When she and director Ingmar Bergman were shooting “Persona” on an island off the coast of Sweden, actress Liv Ullmann said neither of them had any idea if it would be a good movie, let alone a great one. Fifty years later, it’s considered by some to be Bergman’s masterpiece, which is saying something since three of the director’s movies won best foreign film Oscars — but “Persona” wasn’t among them.
“We had a wonderful summer on this little island and we made this sweet little movie,” Ullmann said Friday. “If no one talked about it, that would be fine. Then it had incredible success and [Bergman] said, ‘Oh my God.’ This is how it is with great artists. Sometimes they make great masterpieces.”
Tuesday, the Coolidge Corner Theater will screen “Persona,” in which Ullmann plays a renowned stage and screen actress who has inexplicably gone mute and is cared for by a chatty young nurse. After the screening, the Norwegian actress, who lives part-time on the North Shore, will talk with Globe critic Ty Burr about her long and interesting career.
Ullmann, 77, is often referred to as Bergman’s muse because she appeared in 11 of the celebrated director’s films. It’s an apt characterization, she says modestly.
“It’s not that I was better,” Ullmann says. “It was because my face could say what he wanted to say. That made me the one he wanted to work with. And it was not just women. I took some [Bergman] movies away from Max von Sydow because it was my face and I also understood what he was writing.”
Bergman died in 2007 and Ullmann feels his absence.
“I have a sadness and I’m feeling it more and more,” she said. “I always had him, who believed in me so incredibly, and now I don’t have that and sometimes it makes it difficult. I can’t call him and say, ‘What do you think?’”
Ullmann continues to work. She’s directed several plays, including a production of “A Streetcar Named Desire” starring Cate Blanchett, and directed the 2014 film “Miss Julie,” starring Jessica Chastain and Colin Farrell. That experience taught her a few things.
“I really learned what it means to be a woman and work with producers who go over your head and do things you don’t know about,” she said. “You have no power and that is very sad.”

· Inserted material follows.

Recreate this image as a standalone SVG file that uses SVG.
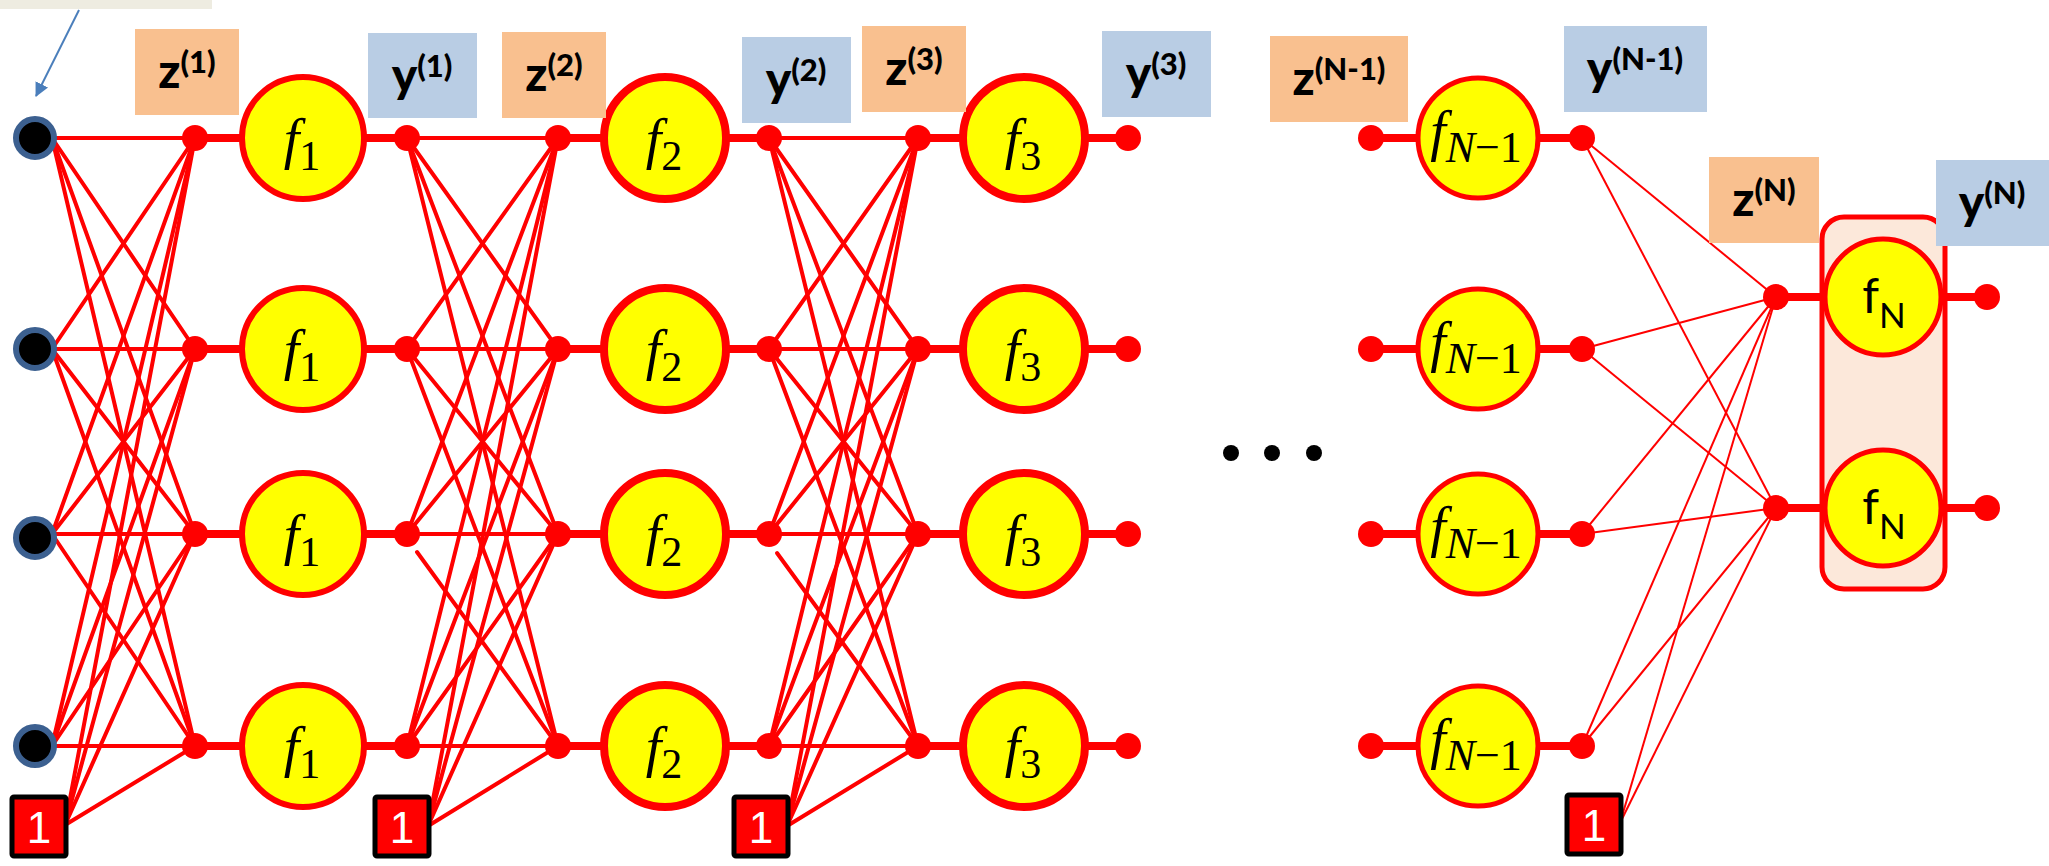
<svg xmlns="http://www.w3.org/2000/svg" width="2049" height="866" viewBox="0 0 2049 866">
<defs>
<style>
.c{stroke:#FF0000;stroke-width:4;stroke-linecap:round;fill:none}
.t{stroke:#FF0000;stroke-width:2;fill:none}
.s{stroke:#FF0000;stroke-width:8;fill:none}
.dot{fill:#FF0000}
.in{fill:#000;stroke:#3C6090;stroke-width:6}
.f1{fill:#FFFF00;stroke:#FF0000;stroke-width:6}
.f2{fill:#FFFF00;stroke:#FF0000;stroke-width:8}
.f4{fill:#FFFF00;stroke:#FF0000;stroke-width:5}
.zb{fill:#F9C08F}
.yb{fill:#B9CDE4}
.lbl{font-family:Lato,"Open Sans","Liberation Sans",sans-serif;font-weight:900;font-size:48px;fill:#000;text-anchor:middle}
.sup{font-size:31px}
.fm{font-family:"Liberation Serif",serif;font-style:italic;font-size:56px;fill:#000;text-anchor:middle}
.sub{font-style:normal;font-size:42px}
.subi{font-style:italic;font-size:44px}
.subn{font-style:normal;font-size:44px}
.fn{font-family:Lato,"Open Sans","Liberation Sans",sans-serif;font-size:48px;fill:#000;text-anchor:middle}
.br{fill:#FF0000;stroke:#000;stroke-width:5}
.bt{fill:#FFFFFF;font-family:"Liberation Sans",Arial,sans-serif;font-size:44px;text-anchor:middle}
</style>
<marker id="ah" markerWidth="14" markerHeight="14" refX="13" refY="7" orient="auto" markerUnits="userSpaceOnUse" viewBox="0 0 14 14">
<path d="M0,0 L14,7 L0,14 z" fill="#4A7EBB"/>
</marker>
</defs>
<rect width="2049" height="866" fill="#FFFFFF"/>
<rect id="note" x="0" y="0" width="212" height="9" fill="#EEECE1"/>
<line x1="79" y1="10" x2="36" y2="96" stroke="#4A7EBB" stroke-width="2" marker-end="url(#ah)"/>

<g id="connectors">
<line class="c" x1="52" y1="138" x2="195" y2="138"/><line class="c" x1="52" y1="138" x2="195" y2="349"/><line class="c" x1="52" y1="138" x2="195" y2="534"/><line class="c" x1="52" y1="138" x2="195" y2="746"/>
<line class="c" x1="52" y1="349" x2="195" y2="138"/><line class="c" x1="52" y1="349" x2="195" y2="349"/><line class="c" x1="52" y1="349" x2="195" y2="534"/><line class="c" x1="52" y1="349" x2="195" y2="746"/>
<line class="c" x1="52" y1="534" x2="195" y2="138"/><line class="c" x1="52" y1="534" x2="195" y2="349"/><line class="c" x1="52" y1="534" x2="195" y2="534"/><line class="c" x1="52" y1="534" x2="195" y2="746"/>
<line class="c" x1="52" y1="746" x2="195" y2="138"/><line class="c" x1="52" y1="746" x2="195" y2="349"/><line class="c" x1="52" y1="746" x2="195" y2="534"/><line class="c" x1="52" y1="746" x2="195" y2="746"/>
<line class="c" x1="65" y1="825" x2="195" y2="138"/><line class="c" x1="65" y1="825" x2="195" y2="349"/><line class="c" x1="65" y1="825" x2="195" y2="534"/><line class="c" x1="65" y1="825" x2="195" y2="746"/>
<line class="c" x1="407" y1="138" x2="558" y2="138"/><line class="c" x1="407" y1="138" x2="558" y2="349"/><line class="c" x1="407" y1="138" x2="558" y2="534"/><line class="c" x1="407" y1="138" x2="558" y2="746"/>
<line class="c" x1="407" y1="349" x2="558" y2="138"/><line class="c" x1="407" y1="349" x2="558" y2="349"/><line class="c" x1="407" y1="349" x2="558" y2="534"/><line class="c" x1="407" y1="349" x2="558" y2="746"/>
<line class="c" x1="407" y1="534" x2="558" y2="138"/><line class="c" x1="407" y1="534" x2="558" y2="349"/><line class="c" x1="407" y1="534" x2="558" y2="534"/><line class="c" x1="417" y1="552" x2="558" y2="746"/>
<line class="c" x1="407" y1="746" x2="558" y2="138"/><line class="c" x1="407" y1="746" x2="558" y2="349"/><line class="c" x1="407" y1="746" x2="558" y2="534"/><line class="c" x1="407" y1="746" x2="558" y2="746"/>
<line class="c" x1="428" y1="826" x2="558" y2="138"/><line class="c" x1="428" y1="826" x2="558" y2="349"/><line class="c" x1="428" y1="826" x2="558" y2="534"/><line class="c" x1="428" y1="826" x2="558" y2="746"/>
<line class="c" x1="769" y1="138" x2="918" y2="138"/><line class="c" x1="769" y1="138" x2="918" y2="349"/><line class="c" x1="769" y1="138" x2="918" y2="534"/><line class="c" x1="769" y1="138" x2="918" y2="746"/>
<line class="c" x1="769" y1="349" x2="918" y2="138"/><line class="c" x1="769" y1="349" x2="918" y2="349"/><line class="c" x1="769" y1="349" x2="918" y2="534"/><line class="c" x1="769" y1="349" x2="918" y2="746"/>
<line class="c" x1="769" y1="534" x2="918" y2="138"/><line class="c" x1="769" y1="534" x2="918" y2="349"/><line class="c" x1="769" y1="534" x2="918" y2="534"/><line class="c" x1="777" y1="553" x2="918" y2="746"/>
<line class="c" x1="769" y1="746" x2="918" y2="138"/><line class="c" x1="769" y1="746" x2="918" y2="349"/><line class="c" x1="769" y1="746" x2="918" y2="534"/><line class="c" x1="769" y1="746" x2="918" y2="746"/>
<line class="c" x1="787" y1="826" x2="918" y2="138"/><line class="c" x1="787" y1="826" x2="918" y2="349"/><line class="c" x1="787" y1="826" x2="918" y2="534"/><line class="c" x1="787" y1="826" x2="918" y2="746"/>
<line class="t" x1="1582" y1="138" x2="1776" y2="297"/><line class="t" x1="1582" y1="138" x2="1776" y2="508"/>
<line class="t" x1="1582" y1="349" x2="1776" y2="297"/><line class="t" x1="1582" y1="349" x2="1776" y2="508"/>
<line class="t" x1="1582" y1="534" x2="1776" y2="297"/><line class="t" x1="1582" y1="534" x2="1776" y2="508"/>
<line class="t" x1="1582" y1="746" x2="1776" y2="297"/><line class="t" x1="1582" y1="746" x2="1776" y2="508"/>
<line class="t" x1="1620" y1="823" x2="1776" y2="297"/><line class="t" x1="1620" y1="823" x2="1776" y2="508"/>
<line class="s" x1="195" y1="138" x2="407" y2="138"/><line class="s" x1="195" y1="349" x2="407" y2="349"/><line class="s" x1="195" y1="534" x2="407" y2="534"/><line class="s" x1="195" y1="746" x2="407" y2="746"/>
<line class="s" x1="558" y1="138" x2="769" y2="138"/><line class="s" x1="558" y1="349" x2="769" y2="349"/><line class="s" x1="558" y1="534" x2="769" y2="534"/><line class="s" x1="558" y1="746" x2="769" y2="746"/>
<line class="s" x1="918" y1="138" x2="1128" y2="138"/><line class="s" x1="918" y1="349" x2="1128" y2="349"/><line class="s" x1="918" y1="534" x2="1128" y2="534"/><line class="s" x1="918" y1="746" x2="1128" y2="746"/>
<line class="s" x1="1371" y1="138" x2="1582" y2="138"/><line class="s" x1="1371" y1="349" x2="1582" y2="349"/><line class="s" x1="1371" y1="534" x2="1582" y2="534"/><line class="s" x1="1371" y1="746" x2="1582" y2="746"/>
</g>

<g id="outputGroup">
<rect x="1822" y="217" width="123" height="372" rx="22" fill="#FCE8DA" stroke="#FF0000" stroke-width="5"/>
<line class="s" x1="1776" y1="297" x2="1987" y2="297"/><line class="s" x1="1776" y1="508" x2="1987" y2="508"/>
</g>

<g id="inputs">
<circle id="in1" class="in" cx="35" cy="138" r="19"/>
<circle id="in2" class="in" cx="35" cy="349" r="19"/>
<circle id="in3" class="in" cx="35" cy="538" r="19"/>
<circle id="in4" class="in" cx="35" cy="746" r="19"/>
</g>

<g id="bias1"><rect class="br" x="12" y="797" width="54" height="59" rx="2"/><text class="bt" x="39" y="843">1</text></g>
<g id="bias2"><rect class="br" x="375" y="797" width="54" height="59" rx="2"/><text class="bt" x="402" y="843">1</text></g>
<g id="bias3"><rect class="br" x="734" y="797" width="54" height="59" rx="2"/><text class="bt" x="761" y="843">1</text></g>
<g id="biasN"><rect class="br" x="1567" y="795" width="54" height="59" rx="2"/><text class="bt" x="1594" y="841">1</text></g>

<g id="dots" class="dot">
<circle cx="195" cy="138" r="13"/><circle cx="195" cy="349" r="13"/><circle cx="195" cy="534" r="13"/><circle cx="195" cy="746" r="13"/>
<circle cx="407" cy="138" r="13"/><circle cx="407" cy="349" r="13"/><circle cx="407" cy="534" r="13"/><circle cx="407" cy="746" r="13"/>
<circle cx="558" cy="138" r="13"/><circle cx="558" cy="349" r="13"/><circle cx="558" cy="534" r="13"/><circle cx="558" cy="746" r="13"/>
<circle cx="769" cy="138" r="13"/><circle cx="769" cy="349" r="13"/><circle cx="769" cy="534" r="13"/><circle cx="769" cy="746" r="13"/>
<circle cx="918" cy="138" r="13"/><circle cx="918" cy="349" r="13"/><circle cx="918" cy="534" r="13"/><circle cx="918" cy="746" r="13"/>
<circle cx="1128" cy="138" r="13"/><circle cx="1128" cy="349" r="13"/><circle cx="1128" cy="534" r="13"/><circle cx="1128" cy="746" r="13"/>
<circle cx="1371" cy="138" r="13"/><circle cx="1371" cy="349" r="13"/><circle cx="1371" cy="534" r="13"/><circle cx="1371" cy="746" r="13"/>
<circle cx="1582" cy="138" r="13"/><circle cx="1582" cy="349" r="13"/><circle cx="1582" cy="534" r="13"/><circle cx="1582" cy="746" r="13"/>
<circle cx="1776" cy="297" r="13"/><circle cx="1776" cy="508" r="13"/>
<circle cx="1987" cy="297" r="13"/><circle cx="1987" cy="508" r="13"/>
</g>

<g id="f1-1"><circle class="f1" cx="303" cy="138" r="61"/><text class="fm" x="302" y="158">f<tspan class="sub" dy="12">1</tspan></text></g>
<g id="f1-2"><circle class="f1" cx="303" cy="349" r="61"/><text class="fm" x="302" y="369">f<tspan class="sub" dy="12">1</tspan></text></g>
<g id="f1-3"><circle class="f1" cx="303" cy="534" r="61"/><text class="fm" x="302" y="554">f<tspan class="sub" dy="12">1</tspan></text></g>
<g id="f1-4"><circle class="f1" cx="303" cy="746" r="61"/><text class="fm" x="302" y="766">f<tspan class="sub" dy="12">1</tspan></text></g>

<g id="f2-1"><circle class="f2" cx="665" cy="138" r="61"/><text class="fm" x="664" y="158">f<tspan class="sub" dy="12">2</tspan></text></g>
<g id="f2-2"><circle class="f2" cx="665" cy="349" r="61"/><text class="fm" x="664" y="369">f<tspan class="sub" dy="12">2</tspan></text></g>
<g id="f2-3"><circle class="f2" cx="665" cy="534" r="61"/><text class="fm" x="664" y="554">f<tspan class="sub" dy="12">2</tspan></text></g>
<g id="f2-4"><circle class="f2" cx="665" cy="746" r="61"/><text class="fm" x="664" y="766">f<tspan class="sub" dy="12">2</tspan></text></g>

<g id="f3-1"><circle class="f2" cx="1024" cy="138" r="61"/><text class="fm" x="1023" y="158">f<tspan class="sub" dy="12">3</tspan></text></g>
<g id="f3-2"><circle class="f2" cx="1024" cy="349" r="61"/><text class="fm" x="1023" y="369">f<tspan class="sub" dy="12">3</tspan></text></g>
<g id="f3-3"><circle class="f2" cx="1024" cy="534" r="61"/><text class="fm" x="1023" y="554">f<tspan class="sub" dy="12">3</tspan></text></g>
<g id="f3-4"><circle class="f2" cx="1024" cy="746" r="61"/><text class="fm" x="1023" y="766">f<tspan class="sub" dy="12">3</tspan></text></g>

<g id="fN1-1"><circle class="f4" cx="1478" cy="138" r="60"/><text class="fm" x="1476" y="150" font-size="54">f<tspan class="subi" dy="12">N</tspan><tspan class="subn">−1</tspan></text></g>
<g id="fN1-2"><circle class="f4" cx="1478" cy="349" r="60"/><text class="fm" x="1476" y="361" font-size="54">f<tspan class="subi" dy="12">N</tspan><tspan class="subn">−1</tspan></text></g>
<g id="fN1-3"><circle class="f4" cx="1478" cy="534" r="60"/><text class="fm" x="1476" y="546" font-size="54">f<tspan class="subi" dy="12">N</tspan><tspan class="subn">−1</tspan></text></g>
<g id="fN1-4"><circle class="f4" cx="1478" cy="746" r="60"/><text class="fm" x="1476" y="758" font-size="54">f<tspan class="subi" dy="12">N</tspan><tspan class="subn">−1</tspan></text></g>

<g id="fN-1"><circle class="f4" cx="1883" cy="297" r="58"/><text class="fn" x="1884" y="313">f<tspan font-size="35" dy="15">N</tspan></text></g>
<g id="fN-2"><circle class="f4" cx="1883" cy="508" r="58"/><text class="fn" x="1884" y="524">f<tspan font-size="35" dy="15">N</tspan></text></g>

<g id="ellipsis" fill="#000"><circle cx="1231" cy="453" r="8"/><circle cx="1272" cy="453" r="8"/><circle cx="1314" cy="453" r="8"/></g>

<g id="label-z1"><rect class="zb" x="135" y="29" width="104" height="86"/><text class="lbl" x="187" y="88">z<tspan class="sup" dy="-15">(1)</tspan></text></g>
<g id="label-y1"><rect class="yb" x="368" y="33" width="109" height="85"/><text class="lbl" x="422" y="92">y<tspan class="sup" dy="-15">(1)</tspan></text></g>
<g id="label-z2"><rect class="zb" x="502" y="32" width="104" height="86"/><text class="lbl" x="554" y="91">z<tspan class="sup" dy="-15">(2)</tspan></text></g>
<g id="label-y2"><rect class="yb" x="742" y="37" width="109" height="86"/><text class="lbl" x="796" y="96">y<tspan class="sup" dy="-15">(2)</tspan></text></g>
<g id="label-z3"><rect class="zb" x="862" y="26" width="104" height="86"/><text class="lbl" x="914" y="85">z<tspan class="sup" dy="-15">(3)</tspan></text></g>
<g id="label-y3"><rect class="yb" x="1102" y="31" width="109" height="86"/><text class="lbl" x="1156" y="90">y<tspan class="sup" dy="-15">(3)</tspan></text></g>
<g id="label-zN1"><rect class="zb" x="1270" y="36" width="138" height="86"/><text class="lbl" x="1339" y="95">z<tspan class="sup" dy="-15">(N-1)</tspan></text></g>
<g id="label-yN1"><rect class="yb" x="1564" y="26" width="143" height="86"/><text class="lbl" x="1635" y="85">y<tspan class="sup" dy="-15">(N-1)</tspan></text></g>
<g id="label-zN"><rect class="zb" x="1709" y="157" width="110" height="86"/><text class="lbl" x="1764" y="216">z<tspan class="sup" dy="-15">(N)</tspan></text></g>
<g id="label-yN"><rect class="yb" x="1936" y="160" width="113" height="86"/><text class="lbl" x="1992" y="219">y<tspan class="sup" dy="-15">(N)</tspan></text></g>
</svg>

Asked if there are young actresses whose work she admires, Ullmann said there are many. Swedish actress Alicia Vikander, who won a best supporting actress Academy Award for her performance in “The Danish Girl,” is one.
“I love this woman,” Ullmann said. “I just think she is carrying so much depth and clarity and purity.”
Tuesday’s screening at the Coolidge starts at 7 p.m.